Running at 600 MHz, they verify that the interrupt latency is 11 cycles (18 ns), but they get 75 ns interval between in and out pulses on the scope. The majority of this time - 34 cycles (57 ns) - is consumed by the execution of 3 (presumably uncached) commands
No, I think
you authors misinterpret the results; the "majority" of time is not used to fetch and execute the instructions; majority of the delay is:
* Synchronization of the input to the IPG clock domain and generating the interrupt signal to the CPU clock domain - this part is completely lacking from the analysis,
and then,
* STR instruction writing from the CPU clock domain to the IPG clock domain.
They seem to give the impression that the STR instruction "stalls" until the result is seen on the scope screen, but this is not the case.
Instructions run fast. IO clock domain runs slower. That's exactly why we have data barrier instructions; when we need to "slow down" the instructions.
And this is where assumptions go wrong. You scope like they did on the paper, and calculate it took 34 cycles. But it really didn't. The CPU went on executing the code faster; the IO is just slower than the CPU! That's also why it's not fruitful to count CPU cycles because it's not the bottleneck.
Not 100% sure, but I'd guess most M7 MCUs would prefetch the first ISR instructions in parallel to stacking registers from flash, so there should be no difference in the first few linear instructions whether running from flash or ITCM. This could be proven, too, if necessary, but it's needless extra work when you can just place the routine in ITCM (or main RAM); that's why it exists. The benefit of ITCM compared to main RAM is independence of DMA transfers affecting the timing.
Having IPG set at 150MHz, IO operations are way slower than the 600MHz CPU clock might indicate for a casual reader. As you say, it's not said where the ISR resides, moving it to ITCM
might shed out a few clock cycles, but OTOH might not due to parallel flash prefetch making it already as fast as possible from the CPU point of view.
STM32H7 series, which I have used on quite a few projects since the introduction, for example supports IO clock domain (D3 domain; AHB3 or AHB4 IIRC) up to 240MHz. With fCPU of "only" 480MHz, the performance would be still better than the iMX running at IPG = 150MHz. The revision history of that pdf indicates they accidentally ran at IPG=300MHz at first, which is beyond the allowed range, but the results would have been interesting to see.
But I don't actually live in my lab so I can't measure anything now.
The point is, the clock domain speed is the most defining factor. Instruction counting is secondary, especially because CPU core tends to run at higher clock speed than the IO, so even if you have 1-2 cycles of jitter there, it's just... insignificant. Hence, the separation of computing timing from the everything else. Instruction timing might have mattered a lot more when it happened at 8MHz in a CPU with lousy peripherals.

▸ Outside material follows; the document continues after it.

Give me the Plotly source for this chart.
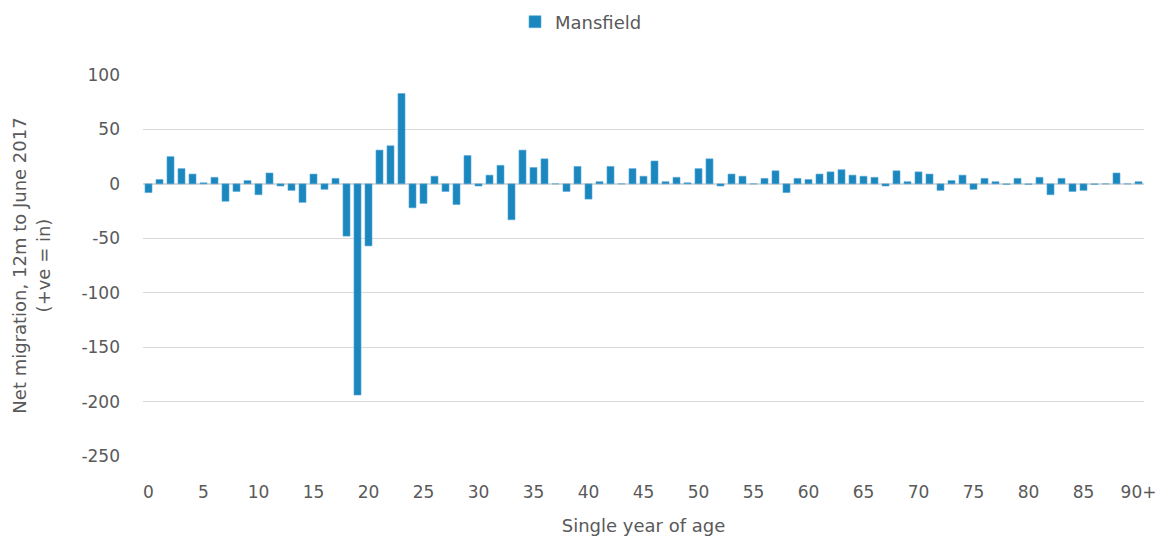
import plotly.graph_objects as go

ages = [str(i) for i in range(90)] + ["90+"]
values = [
    -8, 4, 25, 14, 9, 1, 6, -16, -7, 3,
    -10, 10, -2, -6, -17, 9, -5, 5, -48, -194,
    -57, 31, 35, 83, -22, -18, 7, -7, -19, 26,
    -2, 8, 17, -33, 31, 15, 23, 0, -7, 16,
    -14, 2, 16, 0, 14, 7, 21, 2, 6, 1,
    14, 23, -2, 9, 7, 0, 5, 12, -8, 5,
    4, 9, 11, 13, 8, 7, 6, -2, 12, 2,
    11, 9, -6, 3, 8, -5, 5, 2, -0.5, 5,
    -0.5, 6, -10, 5, -7, -6, -0.5, 0, 10, 0,
    2,
]
x_tick_labels = [str(i) for i in range(0, 90, 5)] + ["90+"]
y_ticks = [100, 50, 0, -50, -100, -150, -200, -250]
y_tick_labels = ["100", "50", "0", "-50", "-100", "-150", "-200", "-250"]

FONT = "DejaVu Sans"
GREY = "#595959"

fig = go.Figure()
fig.add_trace(go.Bar(
    x=ages, y=values, name="Mansfield",
    marker=dict(color="#1a87bf", line=dict(color="#5aaad6", width=0.6)),
    showlegend=True,
))

fig.update_layout(
    width=1162, height=538,
    margin=dict(l=143, r=18, t=75, b=82, autoexpand=False),
    paper_bgcolor="white", plot_bgcolor="white",
    bargap=0.36,
    font=dict(family=FONT, color=GREY, size=17),
    legend=dict(orientation="h", x=0.5, xanchor="center", xref="container",
                y=1 - 22 / 538, yanchor="middle", yref="container",
                font=dict(size=18, color=GREY), itemwidth=30),
    xaxis=dict(
        type="category",
        tickmode="array",
        tickvals=[ages[i] for i in range(0, 91, 5)],
        ticktext=x_tick_labels,
        showgrid=False, showline=False, ticks="",
        ticklabelstandoff=24,
        ticklabeloverflow="allow",
        tickfont=dict(size=17, color=GREY),
        title=dict(text="Single year of age", font=dict(size=18, color=GREY), standoff=18),
    ),
    yaxis=dict(
        range=[-250, 100],
        tickvals=y_ticks,
        ticktext=y_tick_labels,
        showgrid=True, gridcolor="#d9d9d9", gridwidth=1.3,
        zeroline=True, zerolinecolor="#d9d9d9", zerolinewidth=2,
        showline=False, ticks="",
        ticklabelstandoff=22,
        tickfont=dict(size=17, color=GREY),
        title=dict(text="Net migration, 12m to June 2017<br>(+ve = in)",
                   font=dict(size=18, color=GREY), standoff=26),
    ),
)

fig.write_html("out.html",
               config={"displayModeBar": False},
               post_script="document.body.style.margin='0';document.body.style.overflow='hidden';")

But I'm sure I know nothing because I dare to challenge a "well respected" member.
EDIT: Even with FLASH prefetch going in parallel with stacking, that piece of LDR-MOV-STR code does have one disadvantage: the LDR (which loads the IO port address, I guess) likely accesses outside of the FLASH prefetch range, requiring spending the number of FLASH wait states anyway. So it pays off to have the ISR in ITCM (or even just main RAM) anyway.